Associate Chief Justice Rooke of the Alberta Court of Queen's Bench has just published his decision in Meads v. Meads. This decision is remarkable and should be, I suggest, required reading for judges, lawyers, court administrators and court clerks across the country.

The judgment in Meads is a treatise, a manifesto and a cri de coeur addressing a certain sort of disaffected, maverick litigant which has been clogging up Canada's courts with contrived, pseudolegal arguments and irrational, histrionic demands for a number of years. Mr. Justice Rooke's judgment identifies, analyses and deconstructs the arguments of vexatious litigants variously known as Detaxers, Freemen or Freemen-on-the-Land, Sovereign Men or Sovereign Citizens, members of the Church of the Ecumenical Redemption International and Moorish Law adherents, and makes recommendations as to how the court should manage such litigants.

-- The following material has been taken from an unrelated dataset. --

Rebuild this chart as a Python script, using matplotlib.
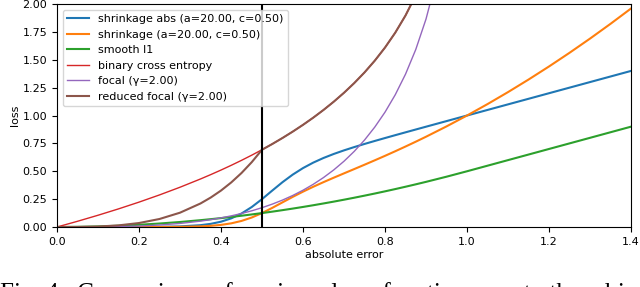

The common theme among these groups of litigants, who Mr. Justice Rooke collectively refers to as "Organized Pseudolegal Commercial Argument litigants," is that they believe themselves to be privy to some secret legal principles which allow them to evade the normal rules and regulations that bind every other member of civil society. These people — and I have encountered them in my practice — drape themselves in cobbled-together pseudolegal verbiage and concepts, such as describing themselves as "corporate entities" or "juristic persons," claiming copyright over their own names and spelling their names with add-on hyphens and colons (the husband in the case before Mr. Justice Rooke, for example, referred to himself as "::Dennis-Larry:Meads::"), and filing bogus pseudolegal documents festooned with gibberish and meaningless symbols, such as thumbprints, multicoloured ink, pompous phrases set in capital letters, stamps and references to inapplicable, foreign or repealed statutes. Mr. Justice Rooke describes a number of improbable hypotheses common to these litigants, including:
  1. that the Canada Revenue Agency has tricked persons into believing there is an obligation to pay tax;
  2. that various deficiencies in judicial oaths prohibit court action;
  3. that the relationship between the state and a person is a contract which one can opt out of;
  4. that legislation, the common-law, and court principles and procedures are trumped by divinely ordained rules and principles;
  5. that taxes and civil liabilities only attach to a “corporate name” and not physical persons;
  6. that the courts have no power over litigants until they surrender to the courts; 
  7. that state actors require the consent of persons, any state activity without consent is oppression; and,
  8. that public notaries possess a judge-like authority that displaces the authority of Canadian courts.
After an exhaustive review of the many cases across Canada dealing with these and other favourite arguments, Mr. Justice Rooke concludes that the theories of Organized Pseudolegal Commercial Argument litigants have never gained purchase in a Canadian court.

Mr. Justice Rooke goes on to point out certain common linguistic, documentary, analytic and behavioural hallmarks of these litigants, and suggests a number of procedural devices that can be employed by the courts to manage and curb their excesses.

Court Staff:
  1. Reject documents and materials that do not conform to established standards.
  2. Mark non-compliant materials as "received" rather than "filed."
  3. Forward potentially non-compliant materials to a judicial officer for review before filing.
The Judiciary:
  1. Strike actions, applications and defences that are frivolous or vexatious.
  2. Award punitive damages where the litigant's conduct is high-handed, abusive or oppressive.
  3. Award elevated costs in favour of opposing parties to off-set their increases legal expenses resulting from the litigant's conduct.
  4. Make orders that the litigant post security for costs at an early stage of the litigation.
  5. Adopt tight approach to case management and assign a single judge to manage the case through to trial.
  6. Consider whether the character and nature of the litigation warrants a finding that the litigant is frivolous and vexatious and should be barred from commencing further proceedings without leave.
  7. Restrict who may appear as a representative or agent of the litigant.
It isn't particularly difficult to extrapolate from these comments principles of use to lawyers and self-represented parties dealing with such litigants. May I suggest:

Lawyers:
  1. Apply to the chief justice for an order appointing a case management judge early on.
  2. Consider whether the litigant's claim or defence discloses a legitimate cause of action or defence and apply to strike if it does not.
  3. Do not waste your client's money replying to nonsensical pleading or applications in the same voluminous manner as the litigant's material, consider applying for directions.
  4. Consider applying for security for costs, bearing in mind the generally high threshold that must be reached before such orders will be made. Search for other reported cases involving the same litigant.
  5. Carefully scrutinize the background and motivations of persons seeking approval to appear as a representative or agent, and object where the person is going to exacerbate the situation.
Finally, the concluding remarks of Mr. Justice Rooke deserve repetition:
[71] Dealing with an OPCA litigant is difficult and frustrating. The fact that they are almost always self-represented adds to the challenge. What is worse is if a [OPCA proselytizer] is directly involved. I anticipate most judges will not tolerate representation by these persons ... particularly if the judge understands the nature of the [proselytizer] and his activities. ... 
[72] Timely and cost-effective resolution of these disputes requires that an action be pared down to its legitimate substance. That can be achieved by applications to strike irrelevant submissions and pleadings, and to categorize materials as irrelevant except for the purpose of costs, vexatious litigation and litigant status, and contempt and criminal sanction.